**SHORT TASK:** Reproduce the listing below without changes, except that pictures are left out.

**SOURCE MATERIAL:**
^^^^^^^^^^^^^^^^
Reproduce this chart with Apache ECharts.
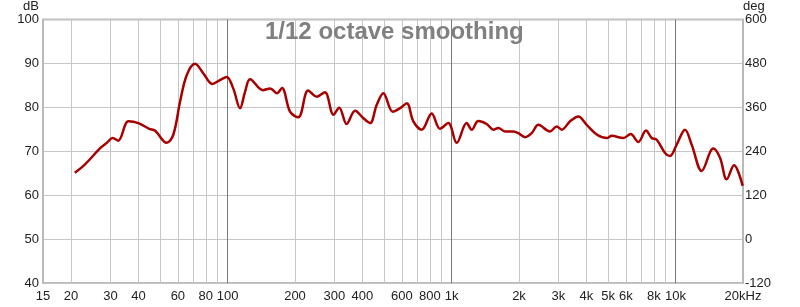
<!DOCTYPE html>
<html>
<head>
<meta charset="utf-8">
<script src="https://cdn.jsdelivr.net/npm/echarts@6/dist/echarts.min.js"></script>
<style>
html,body{margin:0;padding:0;background:#fff;}
#chart{width:800px;height:307px;}
</style>
</head>
<body>
<div id="chart"></div>
<script>
// Frequency (Hz) and SPL (dB)
const freqs = [20.8, 23.1, 27.0, 28.9, 30.7, 32.5, 36.1, 40.0, 44.7, 47.4, 53.5, 57.3, 61.4, 65.7, 71.6, 78.0, 85.5, 92.5, 99.1, 106, 113.7, 119.7, 126, 144, 155, 166, 175, 190, 207, 229, 250, 272, 297, 315, 340, 371, 404, 433, 463, 496, 546, 589, 631, 675, 736, 815, 888, 967, 1054, 1168, 1230, 1316, 1435, 1536, 1617, 1733, 1887, 1987, 2128, 2279, 2439, 2750, 2946, 3103, 3380, 3680, 4010, 4447, 4928, 5188, 5846, 6304, 6819, 7380, 7826, 8240, 8973, 9440, 10117, 11020, 11800, 13085, 14730, 15790, 16915, 18230, 19940];
const spl = [65.1, 67.0, 70.7, 71.9, 73.0, 72.4, 76.8, 76.4, 75.1, 74.7, 71.9, 73.8, 81.3, 87.3, 89.9, 87.7, 85.3, 86.2, 86.9, 84.3, 79.8, 83.5, 86.4, 83.9, 84.3, 83.2, 84.4, 79.0, 77.7, 83.8, 82.4, 83.4, 78.3, 79.9, 76.2, 79.2, 77.5, 76.4, 80.5, 83.2, 79.0, 79.8, 80.9, 76.8, 74.9, 78.6, 75.1, 76.4, 71.9, 76.4, 74.9, 76.9, 76.2, 74.9, 75.3, 74.5, 74.5, 74.1, 73.2, 74.1, 76.0, 74.5, 75.6, 74.9, 76.8, 77.9, 76.0, 73.8, 73.0, 73.5, 73.0, 73.9, 72.1, 74.7, 73.0, 72.6, 69.6, 68.9, 71.5, 74.9, 71.5, 65.5, 70.6, 68.5, 63.6, 66.8, 62.1];

// Axis ticks
const xLabelValues = [15, 20, 30, 40, 60, 80, 100, 200, 300, 400, 600, 800, 1000, 2000, 3000, 4000, 5000, 6000, 8000, 10000, 20000];
const xGridValues = [20, 30, 40, 50, 60, 70, 80, 90, 100, 200, 300, 400, 500, 600, 700, 800, 900, 1000, 2000, 3000, 4000, 5000, 6000, 7000, 8000, 9000, 10000];
const xDecadeLines = [100, 1000, 10000];
const titleText = '1/12 octave smoothing';

const seriesData = freqs.map((f, i) => [f, spl[i]]);

const chart = echarts.init(document.getElementById('chart'), null, {renderer: 'canvas'});
const font = 'Liberation Sans, Arial, sans-serif';

function fmtFreq(v) {
  const r = Math.round(v);
  if (r === 20000) return '20kHz';
  if (r >= 1000) return (r / 1000) + 'k';
  return String(r);
}

chart.setOption({
  animation: false,
  backgroundColor: '#ffffff',
  title: {
    text: titleText,
    left: 265,
    top: 20,
    padding: 0,
    textStyle: {color: '#808080', fontSize: 24, fontWeight: 'bold', fontFamily: font}
  },
  grid: {
    left: 43, right: 57, top: 17, bottom: 24,
    show: true, borderColor: '#b9b9b9', borderWidth: 2, backgroundColor: 'transparent'
  },
  xAxis: {
    type: 'log', logBase: 10, min: 15, max: 20000,
    axisLine: {show: false},
    axisTick: {show: false, customValues: xGridValues},
    axisLabel: {
      customValues: xLabelValues, formatter: fmtFreq, margin: 7,
      color: '#222', fontSize: 13, fontFamily: font,
      showMinLabel: true, showMaxLabel: true, hideOverlap: false
    },
    splitLine: {show: true, lineStyle: {color: '#c6c6c6', width: 1}}
  },
  yAxis: [
    {
      type: 'value', min: 40, max: 100, interval: 10, position: 'left',
      name: 'dB', nameLocation: 'end', nameGap: 3,
      nameTextStyle: {color: '#222', fontSize: 13, fontFamily: font, align: 'right', padding: [0, 4, 0, 0]},
      axisLine: {show: false}, axisTick: {show: false},
      axisLabel: {color: '#222', fontSize: 13, fontFamily: font, margin: 4},
      splitLine: {show: true, lineStyle: {color: '#c6c6c6', width: 1}}
    },
    {
      type: 'value', min: -120, max: 600, interval: 120, position: 'right',
      name: 'deg', nameLocation: 'end', nameGap: 3,
      nameTextStyle: {color: '#222', fontSize: 13, fontFamily: font, align: 'left', padding: [0, 0, 0, 0]},
      axisLine: {show: false}, axisTick: {show: false},
      axisLabel: {color: '#222', fontSize: 13, fontFamily: font, margin: 2},
      splitLine: {show: false}
    }
  ],
  series: [
    {
      type: 'line', data: [], z: 1, silent: true,
      markLine: {
        silent: true, symbol: ['none', 'none'], animation: false,
        label: {show: false},
        lineStyle: {color: '#7a7a7a', width: 1, type: 'solid'},
        data: xDecadeLines.map(v => ({xAxis: v}))
      }
    },
    {
      type: 'line', data: seriesData, z: 5,
      smooth: 0.35, showSymbol: false, symbol: 'none',
      lineStyle: {color: '#a80000', width: 2.5},
      clip: true
    }
  ]
});
</script>
</body>
</html>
^^^^^^^^^^^^^^^^
**COMPLETE RESPONSE:**
Reproduce this chart with Apache ECharts.
<!DOCTYPE html>
<html>
<head>
<meta charset="utf-8">
<script src="https://cdn.jsdelivr.net/npm/echarts@6/dist/echarts.min.js"></script>
<style>
html,body{margin:0;padding:0;background:#fff;}
#chart{width:800px;height:307px;}
</style>
</head>
<body>
<div id="chart"></div>
<script>
// Frequency (Hz) and SPL (dB)
const freqs = [20.8, 23.1, 27.0, 28.9, 30.7, 32.5, 36.1, 40.0, 44.7, 47.4, 53.5, 57.3, 61.4, 65.7, 71.6, 78.0, 85.5, 92.5, 99.1, 106, 113.7, 119.7, 126, 144, 155, 166, 175, 190, 207, 229, 250, 272, 297, 315, 340, 371, 404, 433, 463, 496, 546, 589, 631, 675, 736, 815, 888, 967, 1054, 1168, 1230, 1316, 1435, 1536, 1617, 1733, 1887, 1987, 2128, 2279, 2439, 2750, 2946, 3103, 3380, 3680, 4010, 4447, 4928, 5188, 5846, 6304, 6819, 7380, 7826, 8240, 8973, 9440, 10117, 11020, 11800, 13085, 14730, 15790, 16915, 18230, 19940];
const spl = [65.1, 67.0, 70.7, 71.9, 73.0, 72.4, 76.8, 76.4, 75.1, 74.7, 71.9, 73.8, 81.3, 87.3, 89.9, 87.7, 85.3, 86.2, 86.9, 84.3, 79.8, 83.5, 86.4, 83.9, 84.3, 83.2, 84.4, 79.0, 77.7, 83.8, 82.4, 83.4, 78.3, 79.9, 76.2, 79.2, 77.5, 76.4, 80.5, 83.2, 79.0, 79.8, 80.9, 76.8, 74.9, 78.6, 75.1, 76.4, 71.9, 76.4, 74.9, 76.9, 76.2, 74.9, 75.3, 74.5, 74.5, 74.1, 73.2, 74.1, 76.0, 74.5, 75.6, 74.9, 76.8, 77.9, 76.0, 73.8, 73.0, 73.5, 73.0, 73.9, 72.1, 74.7, 73.0, 72.6, 69.6, 68.9, 71.5, 74.9, 71.5, 65.5, 70.6, 68.5, 63.6, 66.8, 62.1];

// Axis ticks
const xLabelValues = [15, 20, 30, 40, 60, 80, 100, 200, 300, 400, 600, 800, 1000, 2000, 3000, 4000, 5000, 6000, 8000, 10000, 20000];
const xGridValues = [20, 30, 40, 50, 60, 70, 80, 90, 100, 200, 300, 400, 500, 600, 700, 800, 900, 1000, 2000, 3000, 4000, 5000, 6000, 7000, 8000, 9000, 10000];
const xDecadeLines = [100, 1000, 10000];
const titleText = '1/12 octave smoothing';

const seriesData = freqs.map((f, i) => [f, spl[i]]);

const chart = echarts.init(document.getElementById('chart'), null, {renderer: 'canvas'});
const font = 'Liberation Sans, Arial, sans-serif';

function fmtFreq(v) {
  const r = Math.round(v);
  if (r === 20000) return '20kHz';
  if (r >= 1000) return (r / 1000) + 'k';
  return String(r);
}

chart.setOption({
  animation: false,
  backgroundColor: '#ffffff',
  title: {
    text: titleText,
    left: 265,
    top: 20,
    padding: 0,
    textStyle: {color: '#808080', fontSize: 24, fontWeight: 'bold', fontFamily: font}
  },
  grid: {
    left: 43, right: 57, top: 17, bottom: 24,
    show: true, borderColor: '#b9b9b9', borderWidth: 2, backgroundColor: 'transparent'
  },
  xAxis: {
    type: 'log', logBase: 10, min: 15, max: 20000,
    axisLine: {show: false},
    axisTick: {show: false, customValues: xGridValues},
    axisLabel: {
      customValues: xLabelValues, formatter: fmtFreq, margin: 7,
      color: '#222', fontSize: 13, fontFamily: font,
      showMinLabel: true, showMaxLabel: true, hideOverlap: false
    },
    splitLine: {show: true, lineStyle: {color: '#c6c6c6', width: 1}}
  },
  yAxis: [
    {
      type: 'value', min: 40, max: 100, interval: 10, position: 'left',
      name: 'dB', nameLocation: 'end', nameGap: 3,
      nameTextStyle: {color: '#222', fontSize: 13, fontFamily: font, align: 'right', padding: [0, 4, 0, 0]},
      axisLine: {show: false}, axisTick: {show: false},
      axisLabel: {color: '#222', fontSize: 13, fontFamily: font, margin: 4},
      splitLine: {show: true, lineStyle: {color: '#c6c6c6', width: 1}}
    },
    {
      type: 'value', min: -120, max: 600, interval: 120, position: 'right',
      name: 'deg', nameLocation: 'end', nameGap: 3,
      nameTextStyle: {color: '#222', fontSize: 13, fontFamily: font, align: 'left', padding: [0, 0, 0, 0]},
      axisLine: {show: false}, axisTick: {show: false},
      axisLabel: {color: '#222', fontSize: 13, fontFamily: font, margin: 2},
      splitLine: {show: false}
    }
  ],
  series: [
    {
      type: 'line', data: [], z: 1, silent: true,
      markLine: {
        silent: true, symbol: ['none', 'none'], animation: false,
        label: {show: false},
        lineStyle: {color: '#7a7a7a', width: 1, type: 'solid'},
        data: xDecadeLines.map(v => ({xAxis: v}))
      }
    },
    {
      type: 'line', data: seriesData, z: 5,
      smooth: 0.35, showSymbol: false, symbol: 'none',
      lineStyle: {color: '#a80000', width: 2.5},
      clip: true
    }
  ]
});
</script>
</body>
</html>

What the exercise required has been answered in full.